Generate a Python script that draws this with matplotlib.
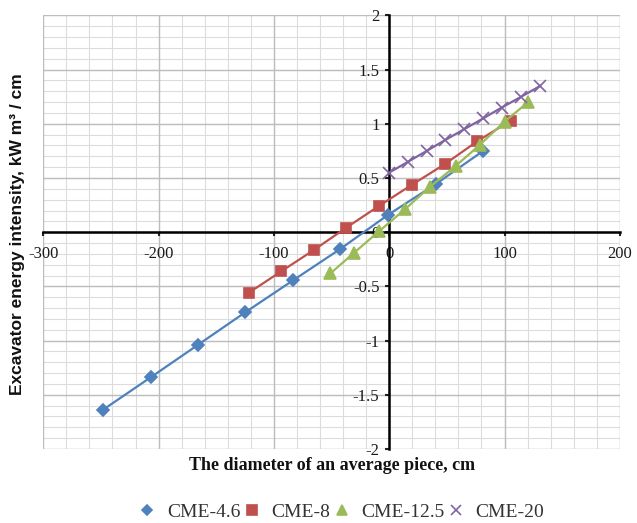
import numpy as np
import matplotlib
matplotlib.use("Agg")
import matplotlib.pyplot as plt
from matplotlib.lines import Line2D
from matplotlib.ticker import MultipleLocator, FuncFormatter

plt.rcParams['axes.unicode_minus'] = False

# data
x_46 = [-248.5, -207, -166, -125, -83.5, -42.5, -1, 40.5, 81.5]
y_46 = [-1.64, -1.34, -1.04, -0.74, -0.445, -0.155, 0.16, 0.445, 0.75]
x_8 = [-122, -93.5, -65.5, -37.5, -8.5, 20, 48.5, 76.5, 105.5]
y_8 = [-0.56, -0.36, -0.165, 0.04, 0.245, 0.44, 0.63, 0.84, 1.03]
x_125 = [-51, -30.5, -8.7, 13.5, 35.5, 57.5, 78.5, 100, 120.5]
y_125 = [-0.38, -0.19, 0.01, 0.21, 0.42, 0.61, 0.805, 1.02, 1.2]
x_20 = [0, 16.3, 32.5, 48.5, 65, 81.5, 97.5, 114.5, 131]
y_20 = [0.55, 0.65, 0.75, 0.85, 0.95, 1.05, 1.15, 1.25, 1.35]

names = ["CME-4.6", "CME-8", "CME-12.5", "CME-20"]
colors = ["#4F81BD", "#C0504D", "#9BBB59", "#8064A2"]
markers = ["D", "s", "^", "x"]
msizes = [6, 7.5, 8, 8]

fig = plt.figure(figsize=(6.37, 5.23), dpi=100)
ax = fig.add_axes([0.068, 0.1415, 0.905, 0.829])

series = [(x_46, y_46), (x_8, y_8), (x_125, y_125), (x_20, y_20)]
for (xs, ys), c, m, ms in zip(series, colors, markers, msizes):
    ax.plot(xs, ys, color=c, lw=1.6, marker=m, ms=ms, mew=1.2, zorder=3)

ax.set_xlim(-300, 200)
ax.set_ylim(-2, 2)
ax.xaxis.set_major_locator(MultipleLocator(100))
ax.yaxis.set_major_locator(MultipleLocator(0.5))
fmt = FuncFormatter(lambda v, p: "{:g}".format(v))
ax.xaxis.set_major_formatter(fmt)
ax.yaxis.set_major_formatter(fmt)

# minor grid drawn by hand so it stays under the tick labels
for gx in np.arange(-300, 201, 20):
    ax.axvline(gx, color="#DCDCDC", lw=0.8, zorder=0.1)
for gy in np.arange(-2, 2.01, 0.1):
    ax.axhline(gy, color="#DCDCDC", lw=0.8, zorder=0.1)
for gx in np.arange(-300, 201, 100):
    ax.axvline(gx, color="#BDBDBD", lw=1.0, zorder=0.2)
for gy in np.arange(-2, 2.01, 0.5):
    ax.axhline(gy, color="#BDBDBD", lw=1.0, zorder=0.2)

for s in ["top", "right"]:
    ax.spines[s].set_visible(False)
ax.spines["left"].set_position(("data", 0))
ax.spines["bottom"].set_position(("data", 0))
ax.spines["left"].set_linewidth(1.8)
ax.spines["bottom"].set_linewidth(1.8)
ax.spines["left"].set_zorder(2)
ax.spines["bottom"].set_zorder(2)

ax.tick_params(which="major", direction="out", length=3, width=1.5,
               labelsize=12, colors="#222222")
ax.tick_params(axis="x", which="major", pad=7)
ax.tick_params(axis="y", which="major", pad=4)
for lab in ax.get_xticklabels() + ax.get_yticklabels():
    lab.set_fontfamily("Liberation Serif")
    lab.set_color("#1a1a1a")

fig.text(0.521, 0.109, "The diameter of an average piece, cm",
         ha="center", va="center", fontsize=13, fontweight="bold",
         family="Liberation Serif", color="#111111")
fig.text(0.028, 0.552, "Excavator energy intensity, kW m³ / cm",
         ha="center", va="center", rotation=90, fontsize=12.5,
         fontweight="bold", family="Liberation Sans", color="#111111")

handles = [Line2D([], [], color=c, marker=m, ls="none", ms=ms * 0.9, mew=1.2)
           for c, m, ms in zip(colors, markers, msizes)]
fig.legend(handles, names, loc="center", bbox_to_anchor=(0.537, 0.021),
           ncol=4, frameon=False, handlelength=0.8, handletextpad=0.6,
           columnspacing=0.2, prop={"family": "Liberation Serif", "size": 14},
           labelcolor="#333333")

plt.savefig("out.png", dpi=100)
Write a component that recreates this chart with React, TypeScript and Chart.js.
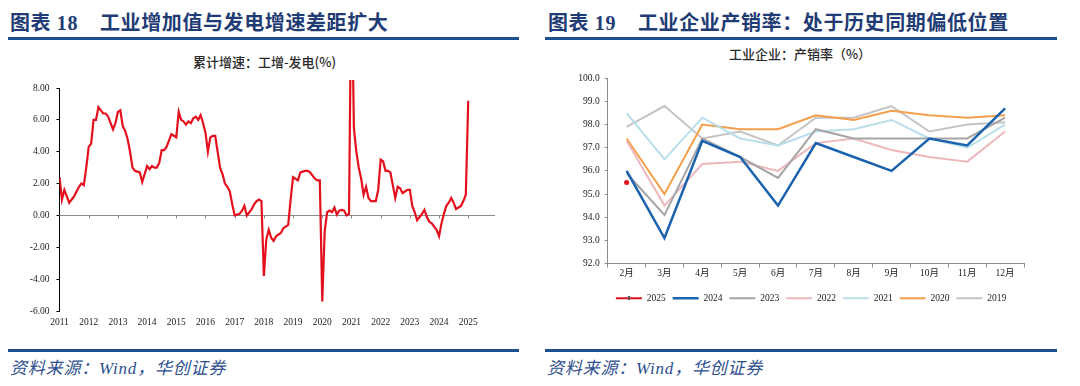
================
Given instruction - Your task is to restate word for word the lines from the top of the data to the line containing "ax = fig.add_axes([0.068, 0.1415, 0.905, 0.829])", both ends included, with every picture left out.

Task answer -
Generate a Python script that draws this with matplotlib.
import numpy as np
import matplotlib
matplotlib.use("Agg")
import matplotlib.pyplot as plt
from matplotlib.lines import Line2D
from matplotlib.ticker import MultipleLocator, FuncFormatter

plt.rcParams['axes.unicode_minus'] = False

# data
x_46 = [-248.5, -207, -166, -125, -83.5, -42.5, -1, 40.5, 81.5]
y_46 = [-1.64, -1.34, -1.04, -0.74, -0.445, -0.155, 0.16, 0.445, 0.75]
x_8 = [-122, -93.5, -65.5, -37.5, -8.5, 20, 48.5, 76.5, 105.5]
y_8 = [-0.56, -0.36, -0.165, 0.04, 0.245, 0.44, 0.63, 0.84, 1.03]
x_125 = [-51, -30.5, -8.7, 13.5, 35.5, 57.5, 78.5, 100, 120.5]
y_125 = [-0.38, -0.19, 0.01, 0.21, 0.42, 0.61, 0.805, 1.02, 1.2]
x_20 = [0, 16.3, 32.5, 48.5, 65, 81.5, 97.5, 114.5, 131]
y_20 = [0.55, 0.65, 0.75, 0.85, 0.95, 1.05, 1.15, 1.25, 1.35]

names = ["CME-4.6", "CME-8", "CME-12.5", "CME-20"]
colors = ["#4F81BD", "#C0504D", "#9BBB59", "#8064A2"]
markers = ["D", "s", "^", "x"]
msizes = [6, 7.5, 8, 8]

fig = plt.figure(figsize=(6.37, 5.23), dpi=100)
ax = fig.add_axes([0.068, 0.1415, 0.905, 0.829])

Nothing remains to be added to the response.